■ Short task
Please give back word for word the lines below, from the first one through the one with "(c1tag) at (23,138)".

>>>>>

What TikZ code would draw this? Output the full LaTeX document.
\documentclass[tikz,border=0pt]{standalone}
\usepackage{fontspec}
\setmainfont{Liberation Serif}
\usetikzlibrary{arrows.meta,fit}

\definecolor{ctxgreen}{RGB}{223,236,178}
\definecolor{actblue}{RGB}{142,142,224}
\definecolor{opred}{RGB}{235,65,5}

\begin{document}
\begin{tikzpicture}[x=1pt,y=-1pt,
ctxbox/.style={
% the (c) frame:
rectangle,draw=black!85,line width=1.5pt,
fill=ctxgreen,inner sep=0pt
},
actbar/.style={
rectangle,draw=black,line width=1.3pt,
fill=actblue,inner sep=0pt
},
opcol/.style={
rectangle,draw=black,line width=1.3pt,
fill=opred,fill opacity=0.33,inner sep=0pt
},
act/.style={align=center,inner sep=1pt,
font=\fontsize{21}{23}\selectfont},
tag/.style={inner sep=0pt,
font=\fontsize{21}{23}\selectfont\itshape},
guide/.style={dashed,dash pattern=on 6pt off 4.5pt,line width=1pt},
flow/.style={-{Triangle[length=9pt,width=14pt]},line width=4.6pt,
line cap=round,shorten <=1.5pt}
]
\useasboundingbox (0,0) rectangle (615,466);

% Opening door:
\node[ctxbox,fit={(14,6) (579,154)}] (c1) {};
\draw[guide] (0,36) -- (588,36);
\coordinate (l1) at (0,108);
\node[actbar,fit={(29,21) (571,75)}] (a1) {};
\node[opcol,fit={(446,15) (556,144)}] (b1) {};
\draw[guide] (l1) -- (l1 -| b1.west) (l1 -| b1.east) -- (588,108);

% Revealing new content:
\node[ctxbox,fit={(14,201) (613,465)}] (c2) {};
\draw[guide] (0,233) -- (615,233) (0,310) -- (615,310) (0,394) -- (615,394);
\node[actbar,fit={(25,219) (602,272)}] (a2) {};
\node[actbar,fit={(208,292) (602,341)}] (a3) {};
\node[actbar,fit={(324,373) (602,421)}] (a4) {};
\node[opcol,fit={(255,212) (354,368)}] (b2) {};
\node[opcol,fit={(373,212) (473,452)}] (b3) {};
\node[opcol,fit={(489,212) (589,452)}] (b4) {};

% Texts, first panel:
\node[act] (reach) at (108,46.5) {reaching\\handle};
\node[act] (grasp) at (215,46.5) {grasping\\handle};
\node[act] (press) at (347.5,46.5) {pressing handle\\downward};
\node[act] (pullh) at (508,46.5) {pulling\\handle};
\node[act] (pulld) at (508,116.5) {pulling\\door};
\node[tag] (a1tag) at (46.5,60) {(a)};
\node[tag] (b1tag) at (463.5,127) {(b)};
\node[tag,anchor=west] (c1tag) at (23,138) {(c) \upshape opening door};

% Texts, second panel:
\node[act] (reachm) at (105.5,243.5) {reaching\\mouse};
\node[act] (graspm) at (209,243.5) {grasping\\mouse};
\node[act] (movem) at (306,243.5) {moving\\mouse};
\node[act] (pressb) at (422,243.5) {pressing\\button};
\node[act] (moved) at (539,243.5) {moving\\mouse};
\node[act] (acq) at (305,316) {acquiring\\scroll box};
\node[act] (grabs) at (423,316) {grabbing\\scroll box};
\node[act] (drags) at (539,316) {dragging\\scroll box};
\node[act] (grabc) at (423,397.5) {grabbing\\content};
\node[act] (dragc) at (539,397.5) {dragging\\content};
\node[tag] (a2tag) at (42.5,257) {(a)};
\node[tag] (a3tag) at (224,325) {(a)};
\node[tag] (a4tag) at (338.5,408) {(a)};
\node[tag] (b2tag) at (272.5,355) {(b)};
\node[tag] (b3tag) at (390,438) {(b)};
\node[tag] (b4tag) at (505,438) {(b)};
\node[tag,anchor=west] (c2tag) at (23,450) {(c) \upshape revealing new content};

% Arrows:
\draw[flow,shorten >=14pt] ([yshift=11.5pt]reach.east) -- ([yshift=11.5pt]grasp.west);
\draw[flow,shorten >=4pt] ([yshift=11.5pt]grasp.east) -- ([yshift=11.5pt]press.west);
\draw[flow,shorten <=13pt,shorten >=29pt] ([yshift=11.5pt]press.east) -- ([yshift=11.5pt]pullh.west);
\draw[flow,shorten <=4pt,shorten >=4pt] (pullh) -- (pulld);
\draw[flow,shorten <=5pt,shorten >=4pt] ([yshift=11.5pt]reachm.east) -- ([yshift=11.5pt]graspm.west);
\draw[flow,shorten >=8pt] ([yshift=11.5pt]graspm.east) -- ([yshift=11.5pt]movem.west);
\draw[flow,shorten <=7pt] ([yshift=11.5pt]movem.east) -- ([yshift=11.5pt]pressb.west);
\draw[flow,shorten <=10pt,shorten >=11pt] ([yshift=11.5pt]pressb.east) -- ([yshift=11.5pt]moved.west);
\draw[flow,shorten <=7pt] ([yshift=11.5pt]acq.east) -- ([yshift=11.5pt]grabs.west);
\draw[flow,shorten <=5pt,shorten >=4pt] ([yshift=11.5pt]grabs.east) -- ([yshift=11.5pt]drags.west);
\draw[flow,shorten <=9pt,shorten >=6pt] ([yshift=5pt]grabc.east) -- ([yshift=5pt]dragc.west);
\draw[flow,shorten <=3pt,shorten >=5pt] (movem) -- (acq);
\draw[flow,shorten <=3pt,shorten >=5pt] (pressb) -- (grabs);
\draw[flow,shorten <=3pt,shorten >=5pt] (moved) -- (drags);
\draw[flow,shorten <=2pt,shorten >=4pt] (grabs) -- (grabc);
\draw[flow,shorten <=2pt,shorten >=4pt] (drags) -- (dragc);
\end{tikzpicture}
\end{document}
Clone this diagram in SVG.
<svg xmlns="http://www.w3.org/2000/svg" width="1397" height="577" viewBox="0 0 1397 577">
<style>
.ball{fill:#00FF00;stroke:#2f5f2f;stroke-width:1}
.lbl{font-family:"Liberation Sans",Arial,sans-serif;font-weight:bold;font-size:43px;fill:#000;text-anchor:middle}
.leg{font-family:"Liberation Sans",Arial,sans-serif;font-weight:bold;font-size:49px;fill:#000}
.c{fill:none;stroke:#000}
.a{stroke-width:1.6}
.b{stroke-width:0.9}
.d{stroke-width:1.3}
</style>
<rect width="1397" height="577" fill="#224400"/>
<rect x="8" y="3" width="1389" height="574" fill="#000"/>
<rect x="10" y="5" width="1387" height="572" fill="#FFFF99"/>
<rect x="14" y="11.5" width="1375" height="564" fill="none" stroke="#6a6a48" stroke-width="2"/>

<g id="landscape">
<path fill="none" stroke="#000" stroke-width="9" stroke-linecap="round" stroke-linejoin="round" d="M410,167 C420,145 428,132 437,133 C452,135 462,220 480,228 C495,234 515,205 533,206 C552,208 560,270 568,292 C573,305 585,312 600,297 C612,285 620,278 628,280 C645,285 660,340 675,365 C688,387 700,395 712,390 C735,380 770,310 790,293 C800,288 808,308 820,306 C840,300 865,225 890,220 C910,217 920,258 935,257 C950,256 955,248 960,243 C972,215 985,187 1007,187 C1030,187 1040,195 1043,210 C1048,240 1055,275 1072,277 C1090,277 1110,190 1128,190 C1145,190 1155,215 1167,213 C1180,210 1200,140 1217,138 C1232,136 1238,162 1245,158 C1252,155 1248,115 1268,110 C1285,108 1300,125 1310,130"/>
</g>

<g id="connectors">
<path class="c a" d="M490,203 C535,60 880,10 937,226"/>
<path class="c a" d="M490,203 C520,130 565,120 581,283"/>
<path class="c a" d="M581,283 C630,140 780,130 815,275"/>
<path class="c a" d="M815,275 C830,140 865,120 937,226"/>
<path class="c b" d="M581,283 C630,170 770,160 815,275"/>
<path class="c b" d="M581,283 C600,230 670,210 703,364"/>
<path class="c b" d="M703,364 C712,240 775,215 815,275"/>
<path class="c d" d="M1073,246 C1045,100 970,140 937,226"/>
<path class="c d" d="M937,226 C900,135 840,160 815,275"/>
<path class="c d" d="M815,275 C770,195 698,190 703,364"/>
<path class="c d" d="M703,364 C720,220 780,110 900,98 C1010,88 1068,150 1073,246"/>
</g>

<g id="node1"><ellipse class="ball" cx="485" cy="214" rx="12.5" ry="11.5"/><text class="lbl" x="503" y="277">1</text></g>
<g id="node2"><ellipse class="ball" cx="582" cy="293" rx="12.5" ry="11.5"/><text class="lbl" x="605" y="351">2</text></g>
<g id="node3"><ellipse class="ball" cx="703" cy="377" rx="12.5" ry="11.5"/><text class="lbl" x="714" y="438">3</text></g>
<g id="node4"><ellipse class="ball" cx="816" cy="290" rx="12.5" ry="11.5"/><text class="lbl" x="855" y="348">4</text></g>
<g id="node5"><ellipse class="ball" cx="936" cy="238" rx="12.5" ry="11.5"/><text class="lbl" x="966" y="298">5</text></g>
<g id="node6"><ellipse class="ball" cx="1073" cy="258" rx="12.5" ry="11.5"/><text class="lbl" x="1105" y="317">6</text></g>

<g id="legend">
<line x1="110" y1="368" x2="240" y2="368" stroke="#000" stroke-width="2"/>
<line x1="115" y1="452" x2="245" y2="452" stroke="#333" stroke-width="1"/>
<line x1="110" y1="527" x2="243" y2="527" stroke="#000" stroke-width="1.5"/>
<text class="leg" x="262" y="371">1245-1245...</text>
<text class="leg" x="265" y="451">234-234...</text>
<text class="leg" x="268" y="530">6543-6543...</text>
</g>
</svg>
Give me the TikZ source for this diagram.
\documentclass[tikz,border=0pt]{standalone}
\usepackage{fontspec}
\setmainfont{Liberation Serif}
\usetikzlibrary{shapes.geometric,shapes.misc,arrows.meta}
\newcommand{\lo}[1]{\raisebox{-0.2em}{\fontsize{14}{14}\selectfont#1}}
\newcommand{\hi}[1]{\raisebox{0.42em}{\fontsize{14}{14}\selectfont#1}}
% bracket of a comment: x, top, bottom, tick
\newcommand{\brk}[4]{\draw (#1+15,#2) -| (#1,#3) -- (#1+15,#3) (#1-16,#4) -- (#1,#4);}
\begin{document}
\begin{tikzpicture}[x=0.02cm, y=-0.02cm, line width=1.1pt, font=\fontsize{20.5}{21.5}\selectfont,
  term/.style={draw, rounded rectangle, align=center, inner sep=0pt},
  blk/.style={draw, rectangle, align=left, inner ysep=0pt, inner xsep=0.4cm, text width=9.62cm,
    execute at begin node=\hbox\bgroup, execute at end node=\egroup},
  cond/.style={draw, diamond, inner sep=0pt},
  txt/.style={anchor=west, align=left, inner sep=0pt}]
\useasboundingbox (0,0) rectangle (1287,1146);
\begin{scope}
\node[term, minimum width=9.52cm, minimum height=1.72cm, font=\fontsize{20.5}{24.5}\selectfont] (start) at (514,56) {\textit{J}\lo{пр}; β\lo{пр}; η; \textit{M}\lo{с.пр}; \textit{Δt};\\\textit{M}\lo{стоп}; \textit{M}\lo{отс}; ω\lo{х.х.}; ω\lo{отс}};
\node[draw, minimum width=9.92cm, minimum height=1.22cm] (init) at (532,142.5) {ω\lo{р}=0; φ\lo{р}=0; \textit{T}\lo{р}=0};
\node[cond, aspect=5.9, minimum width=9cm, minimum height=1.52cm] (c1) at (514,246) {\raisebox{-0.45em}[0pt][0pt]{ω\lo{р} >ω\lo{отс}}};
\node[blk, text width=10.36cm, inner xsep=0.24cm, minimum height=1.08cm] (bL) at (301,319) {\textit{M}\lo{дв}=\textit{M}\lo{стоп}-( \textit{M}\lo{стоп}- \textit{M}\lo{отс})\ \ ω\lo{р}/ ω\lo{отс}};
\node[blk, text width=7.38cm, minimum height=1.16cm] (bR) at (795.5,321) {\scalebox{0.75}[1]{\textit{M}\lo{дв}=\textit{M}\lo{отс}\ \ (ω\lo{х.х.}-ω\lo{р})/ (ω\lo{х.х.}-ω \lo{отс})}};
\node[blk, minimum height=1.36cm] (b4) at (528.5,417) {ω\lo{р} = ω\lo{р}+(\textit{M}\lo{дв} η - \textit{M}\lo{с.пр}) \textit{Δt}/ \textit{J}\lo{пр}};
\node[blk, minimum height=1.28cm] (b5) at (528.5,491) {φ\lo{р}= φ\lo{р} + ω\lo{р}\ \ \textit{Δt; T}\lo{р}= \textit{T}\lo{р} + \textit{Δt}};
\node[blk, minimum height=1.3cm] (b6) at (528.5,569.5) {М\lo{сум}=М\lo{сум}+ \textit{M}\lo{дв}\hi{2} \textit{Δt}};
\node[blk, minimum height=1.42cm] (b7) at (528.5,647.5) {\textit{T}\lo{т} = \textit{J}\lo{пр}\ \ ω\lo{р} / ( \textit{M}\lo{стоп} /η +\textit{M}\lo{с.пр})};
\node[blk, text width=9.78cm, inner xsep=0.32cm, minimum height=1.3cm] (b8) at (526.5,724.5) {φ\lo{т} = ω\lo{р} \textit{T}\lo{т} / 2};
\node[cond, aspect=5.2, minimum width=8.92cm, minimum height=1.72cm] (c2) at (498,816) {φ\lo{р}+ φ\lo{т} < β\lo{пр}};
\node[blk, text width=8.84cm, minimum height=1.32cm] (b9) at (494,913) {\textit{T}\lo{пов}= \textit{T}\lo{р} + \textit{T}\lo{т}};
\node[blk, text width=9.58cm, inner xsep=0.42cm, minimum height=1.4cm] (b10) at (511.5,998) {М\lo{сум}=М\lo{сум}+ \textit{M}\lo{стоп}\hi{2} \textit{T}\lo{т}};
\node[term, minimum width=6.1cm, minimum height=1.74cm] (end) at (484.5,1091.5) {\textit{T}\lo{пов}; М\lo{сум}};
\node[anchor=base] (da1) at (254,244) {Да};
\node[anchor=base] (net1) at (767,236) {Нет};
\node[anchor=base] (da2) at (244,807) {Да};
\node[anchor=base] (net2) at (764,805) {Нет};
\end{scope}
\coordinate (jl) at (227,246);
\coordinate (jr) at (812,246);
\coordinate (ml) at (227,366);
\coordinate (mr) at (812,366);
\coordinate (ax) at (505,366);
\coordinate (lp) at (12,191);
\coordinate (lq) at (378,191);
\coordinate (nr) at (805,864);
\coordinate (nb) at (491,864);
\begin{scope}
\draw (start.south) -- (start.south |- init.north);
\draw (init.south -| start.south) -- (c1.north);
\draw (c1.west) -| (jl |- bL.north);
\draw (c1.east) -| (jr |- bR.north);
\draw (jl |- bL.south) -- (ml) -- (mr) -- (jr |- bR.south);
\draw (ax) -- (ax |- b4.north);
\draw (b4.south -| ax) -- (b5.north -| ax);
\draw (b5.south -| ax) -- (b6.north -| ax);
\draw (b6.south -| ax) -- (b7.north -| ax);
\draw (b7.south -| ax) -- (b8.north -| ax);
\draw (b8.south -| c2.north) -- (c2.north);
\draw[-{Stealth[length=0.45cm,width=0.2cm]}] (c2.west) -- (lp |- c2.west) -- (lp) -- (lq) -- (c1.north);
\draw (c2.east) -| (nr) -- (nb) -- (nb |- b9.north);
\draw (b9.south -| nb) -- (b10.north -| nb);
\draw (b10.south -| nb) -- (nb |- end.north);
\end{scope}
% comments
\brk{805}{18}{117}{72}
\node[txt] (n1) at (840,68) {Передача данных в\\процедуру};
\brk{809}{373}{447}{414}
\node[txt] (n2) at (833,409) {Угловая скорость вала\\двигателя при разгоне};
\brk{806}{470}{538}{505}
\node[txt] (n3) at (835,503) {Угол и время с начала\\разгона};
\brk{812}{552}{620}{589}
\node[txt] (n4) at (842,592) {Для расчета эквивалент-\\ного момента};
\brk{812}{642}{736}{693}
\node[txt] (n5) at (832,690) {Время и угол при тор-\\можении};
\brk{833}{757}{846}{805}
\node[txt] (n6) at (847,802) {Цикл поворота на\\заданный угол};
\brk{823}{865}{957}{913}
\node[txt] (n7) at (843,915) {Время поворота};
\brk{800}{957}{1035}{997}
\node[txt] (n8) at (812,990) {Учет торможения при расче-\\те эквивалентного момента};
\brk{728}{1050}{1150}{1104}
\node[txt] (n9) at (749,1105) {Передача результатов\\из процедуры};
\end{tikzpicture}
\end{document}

<<<<<

■ Solution
What TikZ code would draw this? Output the full LaTeX document.
\documentclass[tikz,border=0pt]{standalone}
\usepackage{fontspec}
\setmainfont{Liberation Serif}
\usetikzlibrary{arrows.meta,fit}

\definecolor{ctxgreen}{RGB}{223,236,178}
\definecolor{actblue}{RGB}{142,142,224}
\definecolor{opred}{RGB}{235,65,5}

\begin{document}
\begin{tikzpicture}[x=1pt,y=-1pt,
ctxbox/.style={
% the (c) frame:
rectangle,draw=black!85,line width=1.5pt,
fill=ctxgreen,inner sep=0pt
},
actbar/.style={
rectangle,draw=black,line width=1.3pt,
fill=actblue,inner sep=0pt
},
opcol/.style={
rectangle,draw=black,line width=1.3pt,
fill=opred,fill opacity=0.33,inner sep=0pt
},
act/.style={align=center,inner sep=1pt,
font=\fontsize{21}{23}\selectfont},
tag/.style={inner sep=0pt,
font=\fontsize{21}{23}\selectfont\itshape},
guide/.style={dashed,dash pattern=on 6pt off 4.5pt,line width=1pt},
flow/.style={-{Triangle[length=9pt,width=14pt]},line width=4.6pt,
line cap=round,shorten <=1.5pt}
]
\useasboundingbox (0,0) rectangle (615,466);

% Opening door:
\node[ctxbox,fit={(14,6) (579,154)}] (c1) {};
\draw[guide] (0,36) -- (588,36);
\coordinate (l1) at (0,108);
\node[actbar,fit={(29,21) (571,75)}] (a1) {};
\node[opcol,fit={(446,15) (556,144)}] (b1) {};
\draw[guide] (l1) -- (l1 -| b1.west) (l1 -| b1.east) -- (588,108);

% Revealing new content:
\node[ctxbox,fit={(14,201) (613,465)}] (c2) {};
\draw[guide] (0,233) -- (615,233) (0,310) -- (615,310) (0,394) -- (615,394);
\node[actbar,fit={(25,219) (602,272)}] (a2) {};
\node[actbar,fit={(208,292) (602,341)}] (a3) {};
\node[actbar,fit={(324,373) (602,421)}] (a4) {};
\node[opcol,fit={(255,212) (354,368)}] (b2) {};
\node[opcol,fit={(373,212) (473,452)}] (b3) {};
\node[opcol,fit={(489,212) (589,452)}] (b4) {};

% Texts, first panel:
\node[act] (reach) at (108,46.5) {reaching\\handle};
\node[act] (grasp) at (215,46.5) {grasping\\handle};
\node[act] (press) at (347.5,46.5) {pressing handle\\downward};
\node[act] (pullh) at (508,46.5) {pulling\\handle};
\node[act] (pulld) at (508,116.5) {pulling\\door};
\node[tag] (a1tag) at (46.5,60) {(a)};
\node[tag] (b1tag) at (463.5,127) {(b)};
\node[tag,anchor=west] (c1tag) at (23,138) {(c) \upshape opening door};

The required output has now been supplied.